I wasn't offended but was confused at starting proper school at 7, because we do start around the age of 5. So was just trying to clarify because I was a little confused :lol:
 
I dont think lozzy meant to write it like she did! She just means we're done with school at 16 and most of us hit the booze early. But this is just a stereotyping of us and teens in the US. She doesnt mean to offend.

xx

I wasn't offended but was confused at starting proper school at 7, because we do start around the age of 5. So was just trying to clarify because I was a little confused :lol:

same here-wasn't offended at all, just thought I would correct her :)
 
Well I agree with pretty much everyone here, it is pretty much about you, your partner, and your circumstances (although I too wouldnt promote TTC for the under 18's).

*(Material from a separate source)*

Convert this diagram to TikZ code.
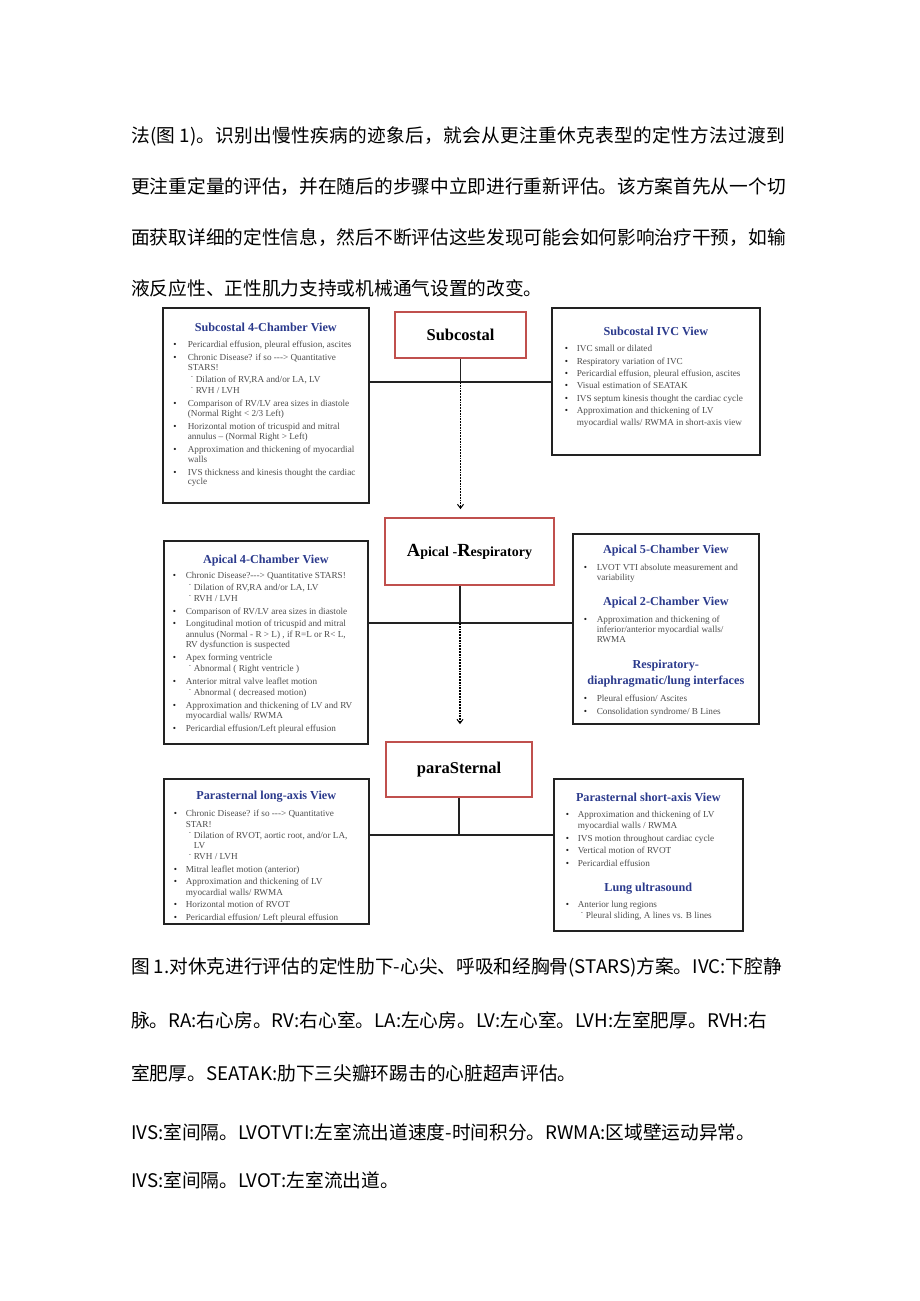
\documentclass[tikz,border=0pt]{standalone}
\usepackage{fontspec}
\setmainfont{Liberation Serif}
\newfontfamily\cjk{Noto Sans CJK SC}
\usetikzlibrary{arrows.meta,calc}
\definecolor{viewblue}{HTML}{2B3A8C}
\definecolor{bodygray}{HTML}{4D4D4D}
\definecolor{stagered}{HTML}{C0504D}
\definecolor{framegray}{HTML}{222222}
\XeTeXlinebreaklocale "zh"
\XeTeXlinebreakskip=0pt plus 1pt
% list lines inside the view boxes
\newlength\bulx \newlength\txtx \newlength\subx \newlength\subtx
\newlength\subgap \newlength\headpost
\setlength\subgap{1.5pt}
\newcommand{\vsetup}[7]{\setlength\bulx{#1pt}\setlength\txtx{#2pt}%
  \setlength\subx{#3pt}\setlength\subtx{#4pt}\setlength\parskip{#5pt}%
  \fontsize{9.2}{#6}\selectfont\setlength\headpost{#7pt}}
\newcommand{\vhead}[2][0]{\par\vskip#1pt\relax
  {\centering\bfseries\fontsize{12.2}{16}\selectfont\leavevmode\color{viewblue}#2\par}\vskip\headpost}
\newcommand{\vitem}[1]{\par\hangindent=\txtx\hangafter=1\noindent
  \hbox to\txtx{\hskip\bulx\textcolor{framegray}{\textbullet}\hss}#1}
\newcommand{\vsub}[1]{\par\vskip-\subgap\hangindent=\subtx\hangafter=1\noindent
  \hbox to\subtx{\hskip\subx\textsuperscript{-}\hss}#1}

\begin{document}
\begin{tikzpicture}[x=1pt, y=-1pt,
    zhline/.style={anchor=west, inner sep=0pt, font=\cjk\fontsize{18.7}{20}\selectfont},
    viewbox/.style={draw=framegray, line width=1.6pt, inner sep=0pt, anchor=north west,
      text=bodygray, font=\fontsize{9.2}{9.8}\selectfont},
    stage/.style={draw=stagered, line width=1.8pt, inner sep=0pt,
      font=\bfseries\fontsize{16.5}{18}\selectfont},
    link/.style={draw=framegray, line width=1.9pt},
    flow/.style={draw=black, line width=1.8pt, densely dotted,
      -{Straight Barb[length=4pt,width=6pt,line width=1pt]}}]
  \useasboundingbox (0,0) rectangle (920,1301);
  % paragraph above the chart
  \node[zhline] (p1) at (131,136) {\addfontfeature{LetterSpace=1.5}法(图\kern4pt 1)。识别出慢性疾病的迹象后，就会从更注重休克表型的定性方法过渡到};
  \node[zhline] (p2) at (131,187) {\makebox[654pt][s]{更注重定量的评估，并在随后的步骤中立即进行重新评估。该方案首先从一个切}};
  \node[zhline] (p3) at (131,238) {\makebox[654pt][s]{面获取详细的定性信息，然后不断评估这些发现可能会如何影响治疗干预，如输}};
  \node[zhline] (p4) at (131,288) {液反应性、正性肌力支持或机械通气设置的改变。};
  % stages
  \node[stage, minimum width=131pt, minimum height=46pt] (subc) at (460.5,335) {Subcostal};
  \node[stage, minimum width=169pt, minimum height=67pt] (apres) at (469.5,551.5)
    {{\fontsize{18.5}{20}\selectfont A}{\fontsize{14}{16}\selectfont pical -}%
     {\fontsize{18.5}{20}\selectfont R}{\fontsize{14}{16}\selectfont espiratory}};
  \node[stage, minimum width=146pt, minimum height=55pt] (parast) at (459,769.5) {paraSternal};
  % views, subcostal row
  \node[viewbox] (sc4) at (162,307) {\parbox[t][195pt][t]{206pt}{%
    \vsetup{10.5}{25}{28}{33}{3.2}{9.8}{3}\vspace*{12.5pt}%
    \vhead{Subcostal 4-Chamber View}
    \vitem{Pericardial effusion, pleural effusion, ascites}
    \vitem{Chronic Disease? if so -{}-{}-> Quantitative\\STARS!}
    \vsub{Dilation of RV,RA and/or LA, LV}
    \vsub{RVH / LVH}
    \vitem{Comparison of RV/LV area sizes in diastole\\(Normal Right < 2/3 Left)}
    \vitem{Horizontal motion of tricuspid and mitral\\annulus -- (Normal Right > Left)}
    \vitem{Approximation and thickening of myocardial\\walls}
    \vitem{IVS thickness and kinesis thought the cardiac\\cycle}}};
  \node[viewbox] (ivc) at (551,307) {\parbox[t][147pt][t]{208pt}{%
    \vsetup{13}{25}{0}{0}{0}{12.3}{3.7}\vspace*{19.7pt}%
    \vhead{Subcostal IVC View}
    \vitem{IVC small or dilated}
    \vitem{Respiratory variation of IVC}
    \vitem{Pericardial effusion, pleural effusion, ascites}
    \vitem{Visual estimation of SEATAK}
    \vitem{IVS septum kinesis thought the cardiac cycle}
    \vitem{Approximation and thickening of LV\\myocardial walls/ RWMA in short-axis view}}};
  % views, apical row
  \node[viewbox] (ap4) at (163,540) {\parbox[t][203pt][t]{204pt}{%
    \vsetup{9}{22}{25}{30}{2.2}{10.5}{2.3}\vspace*{12.5pt}%
    \vhead{Apical 4-Chamber View}
    \vitem{Chronic Disease?-{}-{}-> Quantitative STARS!}
    \vsub{Dilation of RV,RA and/or LA, LV}
    \vsub{RVH / LVH}
    \vitem{Comparison of RV/LV area sizes in diastole}
    \vitem{Longitudinal motion of tricuspid and mitral\\annulus (Normal - R > L) , if R=L or R< L,\\RV dysfunction is suspected}
    \vitem{Apex forming ventricle}
    \vsub{Abnormal ( Right ventricle )}
    \vitem{Anterior mitral valve leaflet motion}
    \vsub{Abnormal ( decreased motion)}
    \vitem{Approximation and thickening of LV and RV\\myocardial walls/ RWMA}
    \vitem{Pericardial effusion/Left pleural effusion}}};
  \node[viewbox] (ap52) at (572,533) {\parbox[t][190pt][t]{186pt}{%
    \vsetup{11}{24}{0}{0}{3}{10}{4}\vspace*{8.7pt}%
    \vhead{Apical 5-Chamber View}
    \vitem{LVOT VTI absolute measurement and\\variability}
    \vhead[6]{Apical 2-Chamber View}
    \vitem{Approximation and thickening of\\inferior/anterior myocardial walls/\\RWMA}
    \vhead[7]{Respiratory-\\diaphragmatic/lung interfaces}
    \vitem{Pleural effusion/ Ascites}
    \vitem{Consolidation syndrome/ B Lines}}};
  % views, parasternal row
  \node[viewbox] (pslax) at (163,778) {\parbox[t][145pt][t]{205pt}{%
    \vsetup{10}{22}{25}{30}{2}{10.5}{4.5}\setlength\subgap{1.5pt}\vspace*{10.7pt}%
    \vhead{Parasternal long-axis View}
    \vitem{Chronic Disease? if so -{}-{}-> Quantitative\\STAR!}
    \vsub{Dilation of RVOT, aortic root, and/or LA,\\LV}
    \vsub{RVH / LVH}
    \vitem{Mitral leaflet motion (anterior)}
    \vitem{Approximation and thickening of LV\\myocardial walls/ RWMA}
    \vitem{Horizontal motion of RVOT}
    \vitem{Pericardial effusion/ Left pleural effusion}}};
  \node[viewbox] (pssax) at (553,778) {\parbox[t][152pt][t]{189pt}{%
    \vsetup{12}{24}{27}{32}{1.5}{11}{3.5}\vspace*{13.2pt}%
    \vhead{Parasternal short-axis View}
    \vitem{Approximation and thickening of LV\\myocardial walls / RWMA}
    \vitem{IVS motion throughout cardiac cycle}
    \vitem{Vertical motion of RVOT}
    \vitem{Pericardial effusion}
    \vhead[7.5]{Lung ultrasound}
    \vitem{Anterior lung regions}
    \vsub{Pleural sliding, A lines vs. B lines}}};
  % connectors
  \coordinate (j1) at ($(subc.south)+(0,23)$);
  \draw[link] (subc.south) -- (j1);
  \draw[link] (sc4.east |- j1) -- (ivc.west |- j1);
  \draw[flow, shorten >=8pt] (j1) -- (j1 |- apres.north);
  \coordinate (j2) at (460,623);
  \draw[link] (j2 |- apres.south) -- (j2);
  \draw[link] (ap4.east |- j2) -- (ap52.west |- j2);
  \draw[flow, shorten >=17pt] (j2) -- (j2 |- parast.north);
  \coordinate (j3) at ($(parast.south)+(0,37)$);
  \draw[link] (parast.south) -- (j3);
  \draw[link] (pslax.east |- j3) -- (pssax.west |- j3);
  % caption below the chart
  \node[zhline] (c1) at (131,967) {\makebox[654pt][s]{图\kern4pt 1.对休克进行评估的定性肋下-心尖、呼吸和经胸骨(STARS)方案。IVC:下腔静}};
  \node[zhline] (c2) at (131,1020) {\makebox[654pt][s]{脉。RA:右心房。RV:右心室。LA:左心房。LV:左心室。LVH:左室肥厚。RVH:右}};
  \node[zhline] (c3) at (131,1073) {室肥厚。SEATAK:肋下三尖瓣环踢击的心脏超声评估。};
  \node[zhline] (c4) at (131,1132) {IVS:室间隔。LVOTVTI:左室流出道速度-时间积分。RWMA:区域壁运动异常。};
  \node[zhline] (c5) at (131,1180) {IVS:室间隔。LVOT:左室流出道。};
\end{tikzpicture}
\end{document}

There is no perfect time to be come a parent, just like most things in life, thing usually dont pan out the way we hope so how can there be? I got pregnant with my first child when I was 18, he was born shortly before my 19th (I was working until he was born), a few weeks later he got meningitis (he made a full recovery) and although me and his Daddy were already engaged it made us realise that we wanted to get married now, so just six weeks later we did just that. When Morgan was just 15 months old his little sister was born (I was 20), then we got pregnant again and when Morgan had just turned three and Naomi-Mae 22 months Honey was born sleeping, we TTC straight away and 4 days before Honey's first birthday (Morgan had just turned 4 and Naomi-Mae 2 months off being 3) there little sister Kaysie was born. So now I am only 23 with 4 children, I was a young mum, and we as a family have been through SO much, but the proof is in the pudding, me and Matt are still going strong, all of my l/c are bright, healthy individuals, but more than, my children are happy, loved and happy considering what the older two have been through, I think that shows young Mum's can do fine, more than fine.

SO to the people slating young mum's its all bullshit, I am a young mum and PROUD!!!